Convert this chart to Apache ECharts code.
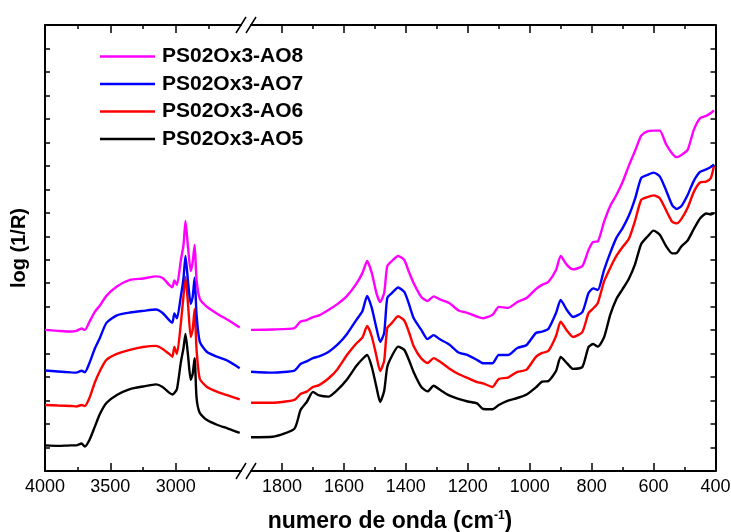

---

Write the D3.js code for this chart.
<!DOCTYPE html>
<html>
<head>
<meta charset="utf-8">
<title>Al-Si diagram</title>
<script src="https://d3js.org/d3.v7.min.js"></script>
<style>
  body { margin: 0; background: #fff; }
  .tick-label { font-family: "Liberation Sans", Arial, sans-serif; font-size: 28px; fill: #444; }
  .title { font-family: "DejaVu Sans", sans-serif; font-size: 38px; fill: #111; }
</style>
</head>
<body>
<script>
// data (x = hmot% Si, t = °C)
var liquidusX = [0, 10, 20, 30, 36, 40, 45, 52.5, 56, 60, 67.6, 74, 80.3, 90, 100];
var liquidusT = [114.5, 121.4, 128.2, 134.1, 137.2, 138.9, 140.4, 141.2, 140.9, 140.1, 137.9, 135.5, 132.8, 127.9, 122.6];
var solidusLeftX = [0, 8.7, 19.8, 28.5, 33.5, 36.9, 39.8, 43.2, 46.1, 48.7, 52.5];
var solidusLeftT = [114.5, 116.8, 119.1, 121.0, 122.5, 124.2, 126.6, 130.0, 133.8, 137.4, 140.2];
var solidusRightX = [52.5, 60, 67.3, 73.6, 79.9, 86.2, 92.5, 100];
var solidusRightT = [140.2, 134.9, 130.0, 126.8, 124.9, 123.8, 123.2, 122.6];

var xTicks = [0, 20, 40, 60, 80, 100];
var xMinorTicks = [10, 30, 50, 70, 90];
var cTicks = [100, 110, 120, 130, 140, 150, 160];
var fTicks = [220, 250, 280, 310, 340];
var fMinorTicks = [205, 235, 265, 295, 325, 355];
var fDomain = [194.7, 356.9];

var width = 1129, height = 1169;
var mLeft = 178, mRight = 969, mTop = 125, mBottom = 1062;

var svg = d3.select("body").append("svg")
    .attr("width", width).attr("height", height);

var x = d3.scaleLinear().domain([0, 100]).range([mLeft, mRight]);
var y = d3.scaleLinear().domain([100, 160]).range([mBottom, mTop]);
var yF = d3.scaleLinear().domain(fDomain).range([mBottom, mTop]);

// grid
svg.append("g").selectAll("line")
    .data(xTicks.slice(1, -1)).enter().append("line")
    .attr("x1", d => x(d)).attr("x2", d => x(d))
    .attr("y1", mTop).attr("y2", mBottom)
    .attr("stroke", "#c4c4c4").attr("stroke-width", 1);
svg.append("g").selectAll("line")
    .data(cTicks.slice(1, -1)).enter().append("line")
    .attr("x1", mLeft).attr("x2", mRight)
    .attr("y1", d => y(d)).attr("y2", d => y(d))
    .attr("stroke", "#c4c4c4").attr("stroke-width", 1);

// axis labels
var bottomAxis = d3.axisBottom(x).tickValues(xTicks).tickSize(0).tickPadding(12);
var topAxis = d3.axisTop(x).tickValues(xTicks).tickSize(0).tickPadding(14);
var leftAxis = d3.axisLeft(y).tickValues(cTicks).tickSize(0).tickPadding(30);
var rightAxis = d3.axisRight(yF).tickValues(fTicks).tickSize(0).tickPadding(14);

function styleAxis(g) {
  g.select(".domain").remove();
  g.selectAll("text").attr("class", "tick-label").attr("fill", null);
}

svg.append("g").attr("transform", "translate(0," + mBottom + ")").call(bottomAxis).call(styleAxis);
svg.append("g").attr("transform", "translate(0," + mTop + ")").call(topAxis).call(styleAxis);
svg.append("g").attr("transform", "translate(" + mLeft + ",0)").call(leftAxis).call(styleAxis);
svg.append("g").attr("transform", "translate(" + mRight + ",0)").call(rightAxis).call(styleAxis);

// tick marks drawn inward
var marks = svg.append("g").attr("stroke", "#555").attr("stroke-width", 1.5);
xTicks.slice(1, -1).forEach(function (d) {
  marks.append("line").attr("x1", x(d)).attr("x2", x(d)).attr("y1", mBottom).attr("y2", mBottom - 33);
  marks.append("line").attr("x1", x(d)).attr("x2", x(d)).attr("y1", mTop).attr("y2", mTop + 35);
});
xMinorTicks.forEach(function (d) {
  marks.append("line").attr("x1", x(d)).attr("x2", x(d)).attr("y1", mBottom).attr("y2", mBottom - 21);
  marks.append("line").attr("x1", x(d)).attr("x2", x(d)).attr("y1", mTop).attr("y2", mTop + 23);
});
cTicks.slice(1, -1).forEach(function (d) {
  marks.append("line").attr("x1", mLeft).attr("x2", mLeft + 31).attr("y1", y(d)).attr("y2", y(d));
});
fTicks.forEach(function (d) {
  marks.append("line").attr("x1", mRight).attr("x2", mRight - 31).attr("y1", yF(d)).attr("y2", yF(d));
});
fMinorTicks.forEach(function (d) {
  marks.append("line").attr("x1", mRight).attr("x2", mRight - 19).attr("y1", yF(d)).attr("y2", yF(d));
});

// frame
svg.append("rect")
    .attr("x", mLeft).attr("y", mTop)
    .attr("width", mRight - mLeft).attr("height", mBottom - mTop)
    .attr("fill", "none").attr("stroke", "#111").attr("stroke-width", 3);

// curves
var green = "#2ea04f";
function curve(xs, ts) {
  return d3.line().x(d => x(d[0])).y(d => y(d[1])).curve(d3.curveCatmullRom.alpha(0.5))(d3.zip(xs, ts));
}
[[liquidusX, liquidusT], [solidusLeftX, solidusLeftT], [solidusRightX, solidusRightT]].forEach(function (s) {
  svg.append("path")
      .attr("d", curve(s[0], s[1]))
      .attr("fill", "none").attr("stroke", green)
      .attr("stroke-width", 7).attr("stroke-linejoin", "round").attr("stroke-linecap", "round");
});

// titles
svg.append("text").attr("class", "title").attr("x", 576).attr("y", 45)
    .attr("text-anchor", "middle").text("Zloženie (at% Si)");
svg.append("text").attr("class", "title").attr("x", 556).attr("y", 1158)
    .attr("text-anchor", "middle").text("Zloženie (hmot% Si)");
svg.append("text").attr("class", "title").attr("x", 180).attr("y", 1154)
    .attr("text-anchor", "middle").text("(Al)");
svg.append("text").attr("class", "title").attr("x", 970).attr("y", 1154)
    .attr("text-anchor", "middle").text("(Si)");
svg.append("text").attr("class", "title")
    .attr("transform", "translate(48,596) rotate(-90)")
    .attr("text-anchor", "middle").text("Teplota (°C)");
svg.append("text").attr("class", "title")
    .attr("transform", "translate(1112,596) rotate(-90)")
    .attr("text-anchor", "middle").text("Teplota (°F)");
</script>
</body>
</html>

> YOUR INSTRUCTIONS:
Search the records above for "chart". Copy each line where it is found.

> FINISHED ANSWER:
Convert this chart to Apache ECharts code.
Write the D3.js code for this chart.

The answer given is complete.